**GOAL OF THE EXERCISE:**
Print the listing from its top line through the line containing "import seaborn as sns", nothing more, and leave out the pictures.

**STORED DATA:**
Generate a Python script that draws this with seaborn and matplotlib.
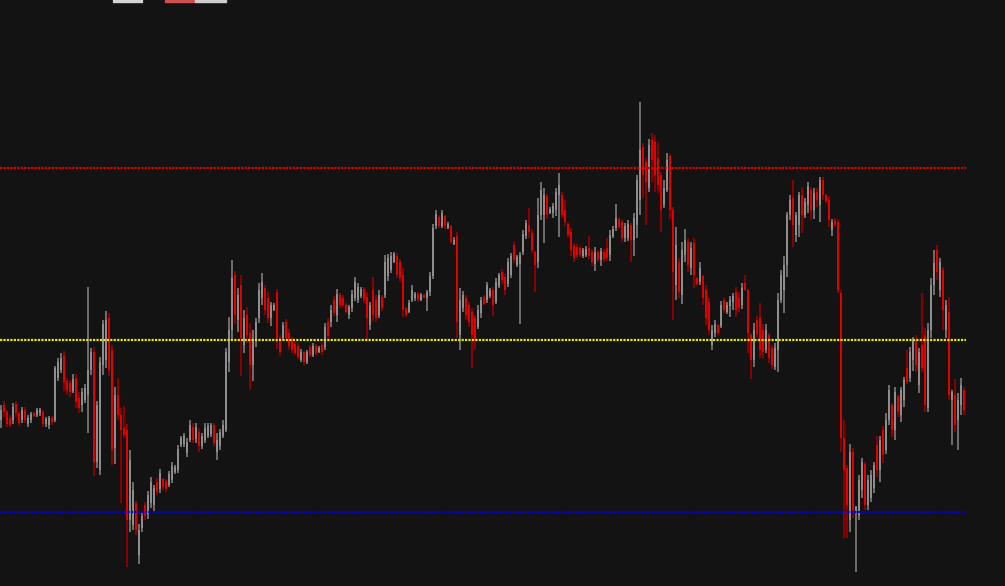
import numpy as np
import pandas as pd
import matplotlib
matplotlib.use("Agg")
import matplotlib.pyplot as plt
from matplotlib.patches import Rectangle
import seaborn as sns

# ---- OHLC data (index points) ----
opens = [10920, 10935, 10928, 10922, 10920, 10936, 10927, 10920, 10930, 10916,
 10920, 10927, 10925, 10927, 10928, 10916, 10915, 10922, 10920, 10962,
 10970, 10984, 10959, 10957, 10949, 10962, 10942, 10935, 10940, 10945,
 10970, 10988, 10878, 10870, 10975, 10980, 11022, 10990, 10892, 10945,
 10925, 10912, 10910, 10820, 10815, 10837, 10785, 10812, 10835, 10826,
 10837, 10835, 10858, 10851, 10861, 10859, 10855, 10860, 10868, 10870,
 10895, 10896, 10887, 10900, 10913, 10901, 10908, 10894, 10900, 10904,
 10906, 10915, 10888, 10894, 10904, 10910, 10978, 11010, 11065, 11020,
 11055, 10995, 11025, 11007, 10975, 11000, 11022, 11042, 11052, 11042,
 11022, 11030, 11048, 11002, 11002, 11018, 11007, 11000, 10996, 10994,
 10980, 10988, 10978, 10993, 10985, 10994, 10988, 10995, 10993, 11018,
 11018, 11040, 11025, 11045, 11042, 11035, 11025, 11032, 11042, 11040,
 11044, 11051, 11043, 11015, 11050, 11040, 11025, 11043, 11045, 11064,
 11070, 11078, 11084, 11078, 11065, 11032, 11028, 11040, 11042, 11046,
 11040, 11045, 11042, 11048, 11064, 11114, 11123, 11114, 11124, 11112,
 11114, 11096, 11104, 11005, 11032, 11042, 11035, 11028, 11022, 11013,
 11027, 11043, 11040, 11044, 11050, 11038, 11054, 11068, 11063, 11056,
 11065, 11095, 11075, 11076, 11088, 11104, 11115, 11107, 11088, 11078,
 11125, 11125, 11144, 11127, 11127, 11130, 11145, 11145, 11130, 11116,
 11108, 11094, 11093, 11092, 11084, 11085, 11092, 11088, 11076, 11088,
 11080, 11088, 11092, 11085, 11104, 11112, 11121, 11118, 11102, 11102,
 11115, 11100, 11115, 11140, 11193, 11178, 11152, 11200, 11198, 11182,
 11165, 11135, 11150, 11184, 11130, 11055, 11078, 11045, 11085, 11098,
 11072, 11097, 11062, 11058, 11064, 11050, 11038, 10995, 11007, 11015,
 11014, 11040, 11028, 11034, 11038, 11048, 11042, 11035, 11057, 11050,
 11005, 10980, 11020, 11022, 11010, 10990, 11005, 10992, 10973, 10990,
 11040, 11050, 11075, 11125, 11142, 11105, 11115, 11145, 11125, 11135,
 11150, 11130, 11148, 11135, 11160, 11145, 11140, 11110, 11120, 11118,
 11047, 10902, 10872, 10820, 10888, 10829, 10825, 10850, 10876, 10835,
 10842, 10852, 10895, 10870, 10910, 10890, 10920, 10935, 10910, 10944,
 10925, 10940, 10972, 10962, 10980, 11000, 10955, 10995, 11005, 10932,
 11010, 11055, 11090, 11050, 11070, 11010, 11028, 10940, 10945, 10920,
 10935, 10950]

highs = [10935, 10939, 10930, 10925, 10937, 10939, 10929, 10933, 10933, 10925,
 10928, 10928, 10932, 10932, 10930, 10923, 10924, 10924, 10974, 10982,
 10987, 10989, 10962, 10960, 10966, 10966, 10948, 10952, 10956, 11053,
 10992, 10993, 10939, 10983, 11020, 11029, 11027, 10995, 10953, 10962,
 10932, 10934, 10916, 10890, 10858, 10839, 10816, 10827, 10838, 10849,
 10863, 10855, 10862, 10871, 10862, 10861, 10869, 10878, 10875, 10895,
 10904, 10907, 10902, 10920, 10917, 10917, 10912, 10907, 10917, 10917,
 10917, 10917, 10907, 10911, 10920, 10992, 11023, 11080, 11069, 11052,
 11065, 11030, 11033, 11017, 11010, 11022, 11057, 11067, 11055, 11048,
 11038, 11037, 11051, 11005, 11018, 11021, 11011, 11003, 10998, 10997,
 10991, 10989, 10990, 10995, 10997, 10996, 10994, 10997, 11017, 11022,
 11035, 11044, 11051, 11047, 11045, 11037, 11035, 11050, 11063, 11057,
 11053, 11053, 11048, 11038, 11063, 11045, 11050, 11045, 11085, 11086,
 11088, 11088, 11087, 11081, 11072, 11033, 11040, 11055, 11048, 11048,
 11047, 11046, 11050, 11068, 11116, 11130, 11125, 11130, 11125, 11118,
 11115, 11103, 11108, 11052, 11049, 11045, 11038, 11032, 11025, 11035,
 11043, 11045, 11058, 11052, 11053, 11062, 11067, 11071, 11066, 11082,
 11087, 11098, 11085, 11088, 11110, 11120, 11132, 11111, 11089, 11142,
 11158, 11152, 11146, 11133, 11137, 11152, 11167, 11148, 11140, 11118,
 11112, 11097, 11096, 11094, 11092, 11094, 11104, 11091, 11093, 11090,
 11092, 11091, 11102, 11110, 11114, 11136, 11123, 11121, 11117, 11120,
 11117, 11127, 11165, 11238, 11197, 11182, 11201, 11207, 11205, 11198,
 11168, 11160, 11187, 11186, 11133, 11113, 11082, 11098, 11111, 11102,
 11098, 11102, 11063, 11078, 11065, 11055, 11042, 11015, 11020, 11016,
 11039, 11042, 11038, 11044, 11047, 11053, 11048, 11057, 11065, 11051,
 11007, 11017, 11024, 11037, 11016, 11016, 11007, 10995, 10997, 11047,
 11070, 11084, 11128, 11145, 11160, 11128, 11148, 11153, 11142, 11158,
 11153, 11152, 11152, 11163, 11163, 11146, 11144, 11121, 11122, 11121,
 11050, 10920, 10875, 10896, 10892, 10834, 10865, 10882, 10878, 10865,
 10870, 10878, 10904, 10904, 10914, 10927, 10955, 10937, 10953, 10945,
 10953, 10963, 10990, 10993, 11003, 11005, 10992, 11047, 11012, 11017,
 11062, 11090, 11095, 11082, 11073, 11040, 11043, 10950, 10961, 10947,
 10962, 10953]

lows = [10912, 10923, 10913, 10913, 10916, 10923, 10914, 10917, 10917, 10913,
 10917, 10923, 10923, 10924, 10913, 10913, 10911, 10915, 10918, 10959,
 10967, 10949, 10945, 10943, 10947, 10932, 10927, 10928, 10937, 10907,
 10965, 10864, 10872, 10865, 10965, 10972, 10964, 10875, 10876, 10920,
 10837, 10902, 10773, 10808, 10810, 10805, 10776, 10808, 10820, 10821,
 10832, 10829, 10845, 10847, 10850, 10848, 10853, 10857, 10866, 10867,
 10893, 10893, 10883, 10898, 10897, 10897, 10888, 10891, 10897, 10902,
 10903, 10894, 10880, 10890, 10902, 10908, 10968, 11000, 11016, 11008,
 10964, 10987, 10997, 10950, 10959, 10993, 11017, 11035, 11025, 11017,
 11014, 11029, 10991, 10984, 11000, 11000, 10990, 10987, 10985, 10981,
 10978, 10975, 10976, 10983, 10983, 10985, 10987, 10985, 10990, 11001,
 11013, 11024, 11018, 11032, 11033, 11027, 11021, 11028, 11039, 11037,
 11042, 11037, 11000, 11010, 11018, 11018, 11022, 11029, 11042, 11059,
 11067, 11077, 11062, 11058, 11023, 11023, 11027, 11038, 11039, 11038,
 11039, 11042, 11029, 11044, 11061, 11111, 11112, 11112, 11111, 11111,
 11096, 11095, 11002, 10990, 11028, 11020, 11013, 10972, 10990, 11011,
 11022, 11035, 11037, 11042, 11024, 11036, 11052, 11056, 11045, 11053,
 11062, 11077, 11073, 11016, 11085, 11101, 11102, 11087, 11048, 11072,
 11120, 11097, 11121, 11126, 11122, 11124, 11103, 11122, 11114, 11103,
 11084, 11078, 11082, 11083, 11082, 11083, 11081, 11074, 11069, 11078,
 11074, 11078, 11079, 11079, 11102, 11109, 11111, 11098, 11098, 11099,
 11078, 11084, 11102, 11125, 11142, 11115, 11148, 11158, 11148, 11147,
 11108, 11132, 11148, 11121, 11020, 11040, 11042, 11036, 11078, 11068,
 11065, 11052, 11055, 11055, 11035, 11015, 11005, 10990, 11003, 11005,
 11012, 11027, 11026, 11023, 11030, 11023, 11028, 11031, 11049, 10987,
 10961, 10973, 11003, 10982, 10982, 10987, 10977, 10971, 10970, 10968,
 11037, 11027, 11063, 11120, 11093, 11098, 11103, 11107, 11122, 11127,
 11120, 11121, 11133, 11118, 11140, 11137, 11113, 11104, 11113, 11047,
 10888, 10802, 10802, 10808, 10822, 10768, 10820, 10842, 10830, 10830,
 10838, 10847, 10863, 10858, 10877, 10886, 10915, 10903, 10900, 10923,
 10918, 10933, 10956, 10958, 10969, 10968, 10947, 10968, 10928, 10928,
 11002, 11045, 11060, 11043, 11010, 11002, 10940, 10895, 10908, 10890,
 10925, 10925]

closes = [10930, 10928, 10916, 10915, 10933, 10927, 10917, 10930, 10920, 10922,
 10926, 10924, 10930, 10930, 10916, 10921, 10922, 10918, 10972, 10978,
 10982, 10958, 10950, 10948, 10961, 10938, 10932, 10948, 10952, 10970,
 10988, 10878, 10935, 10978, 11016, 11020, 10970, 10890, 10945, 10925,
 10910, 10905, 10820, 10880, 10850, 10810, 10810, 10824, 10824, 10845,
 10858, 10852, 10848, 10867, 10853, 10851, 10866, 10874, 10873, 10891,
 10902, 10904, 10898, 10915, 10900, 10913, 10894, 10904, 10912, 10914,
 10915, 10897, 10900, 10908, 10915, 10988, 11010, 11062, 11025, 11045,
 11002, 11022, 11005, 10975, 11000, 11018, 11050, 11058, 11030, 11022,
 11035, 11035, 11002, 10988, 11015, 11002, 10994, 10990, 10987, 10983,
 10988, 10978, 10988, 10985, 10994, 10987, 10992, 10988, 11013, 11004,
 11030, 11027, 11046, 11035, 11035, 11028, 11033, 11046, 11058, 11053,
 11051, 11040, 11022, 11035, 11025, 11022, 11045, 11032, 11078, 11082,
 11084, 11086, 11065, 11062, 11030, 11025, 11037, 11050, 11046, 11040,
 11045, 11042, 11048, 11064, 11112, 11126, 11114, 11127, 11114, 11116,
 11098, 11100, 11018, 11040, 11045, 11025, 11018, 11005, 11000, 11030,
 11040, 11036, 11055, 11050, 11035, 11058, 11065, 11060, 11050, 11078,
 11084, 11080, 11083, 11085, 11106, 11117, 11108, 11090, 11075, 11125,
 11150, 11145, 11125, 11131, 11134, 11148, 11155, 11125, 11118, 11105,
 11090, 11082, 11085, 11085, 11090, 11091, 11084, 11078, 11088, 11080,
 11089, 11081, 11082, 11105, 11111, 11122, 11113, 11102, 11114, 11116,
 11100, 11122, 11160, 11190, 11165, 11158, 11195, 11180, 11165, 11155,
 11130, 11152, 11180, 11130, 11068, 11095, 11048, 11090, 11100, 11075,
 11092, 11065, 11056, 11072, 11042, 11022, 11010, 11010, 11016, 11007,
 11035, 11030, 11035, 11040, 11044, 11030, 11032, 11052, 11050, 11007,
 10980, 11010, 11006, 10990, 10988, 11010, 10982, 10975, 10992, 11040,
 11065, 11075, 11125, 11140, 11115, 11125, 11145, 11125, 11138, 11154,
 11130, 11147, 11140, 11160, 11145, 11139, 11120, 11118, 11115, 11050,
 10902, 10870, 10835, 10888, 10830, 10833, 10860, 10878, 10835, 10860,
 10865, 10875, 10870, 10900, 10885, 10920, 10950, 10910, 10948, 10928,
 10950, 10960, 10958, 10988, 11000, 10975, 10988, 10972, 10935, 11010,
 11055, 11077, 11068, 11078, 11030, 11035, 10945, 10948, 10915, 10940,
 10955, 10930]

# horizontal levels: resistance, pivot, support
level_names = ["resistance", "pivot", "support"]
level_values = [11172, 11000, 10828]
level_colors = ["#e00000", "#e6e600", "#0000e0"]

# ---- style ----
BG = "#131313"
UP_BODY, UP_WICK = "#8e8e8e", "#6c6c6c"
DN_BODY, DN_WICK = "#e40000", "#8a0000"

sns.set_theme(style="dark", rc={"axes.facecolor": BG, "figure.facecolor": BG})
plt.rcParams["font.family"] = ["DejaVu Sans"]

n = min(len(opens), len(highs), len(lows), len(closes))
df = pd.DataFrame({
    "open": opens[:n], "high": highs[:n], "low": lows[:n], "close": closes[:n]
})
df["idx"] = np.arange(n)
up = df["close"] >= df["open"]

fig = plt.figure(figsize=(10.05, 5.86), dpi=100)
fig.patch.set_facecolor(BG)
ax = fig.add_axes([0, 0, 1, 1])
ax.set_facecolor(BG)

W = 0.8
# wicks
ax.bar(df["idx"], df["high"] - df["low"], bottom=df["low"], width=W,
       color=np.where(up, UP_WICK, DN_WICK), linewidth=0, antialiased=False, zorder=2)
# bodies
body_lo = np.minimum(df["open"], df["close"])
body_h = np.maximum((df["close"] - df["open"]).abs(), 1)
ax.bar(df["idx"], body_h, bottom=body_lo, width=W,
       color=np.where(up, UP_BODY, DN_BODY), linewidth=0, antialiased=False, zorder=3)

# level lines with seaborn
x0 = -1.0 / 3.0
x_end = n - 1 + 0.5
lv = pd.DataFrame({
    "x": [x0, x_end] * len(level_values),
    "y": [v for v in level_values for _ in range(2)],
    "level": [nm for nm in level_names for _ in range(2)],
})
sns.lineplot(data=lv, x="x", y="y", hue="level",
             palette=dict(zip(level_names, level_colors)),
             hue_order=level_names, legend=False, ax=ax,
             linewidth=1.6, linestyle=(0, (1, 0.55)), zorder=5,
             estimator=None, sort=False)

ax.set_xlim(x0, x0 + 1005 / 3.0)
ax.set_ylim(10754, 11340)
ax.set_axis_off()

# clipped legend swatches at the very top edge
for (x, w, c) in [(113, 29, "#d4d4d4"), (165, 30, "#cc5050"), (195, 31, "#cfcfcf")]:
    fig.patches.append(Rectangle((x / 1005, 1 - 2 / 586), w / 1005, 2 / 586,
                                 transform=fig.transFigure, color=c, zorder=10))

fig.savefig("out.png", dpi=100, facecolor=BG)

**EXPECTED OUTPUT:**
Generate a Python script that draws this with seaborn and matplotlib.
import numpy as np
import pandas as pd
import matplotlib
matplotlib.use("Agg")
import matplotlib.pyplot as plt
from matplotlib.patches import Rectangle
import seaborn as sns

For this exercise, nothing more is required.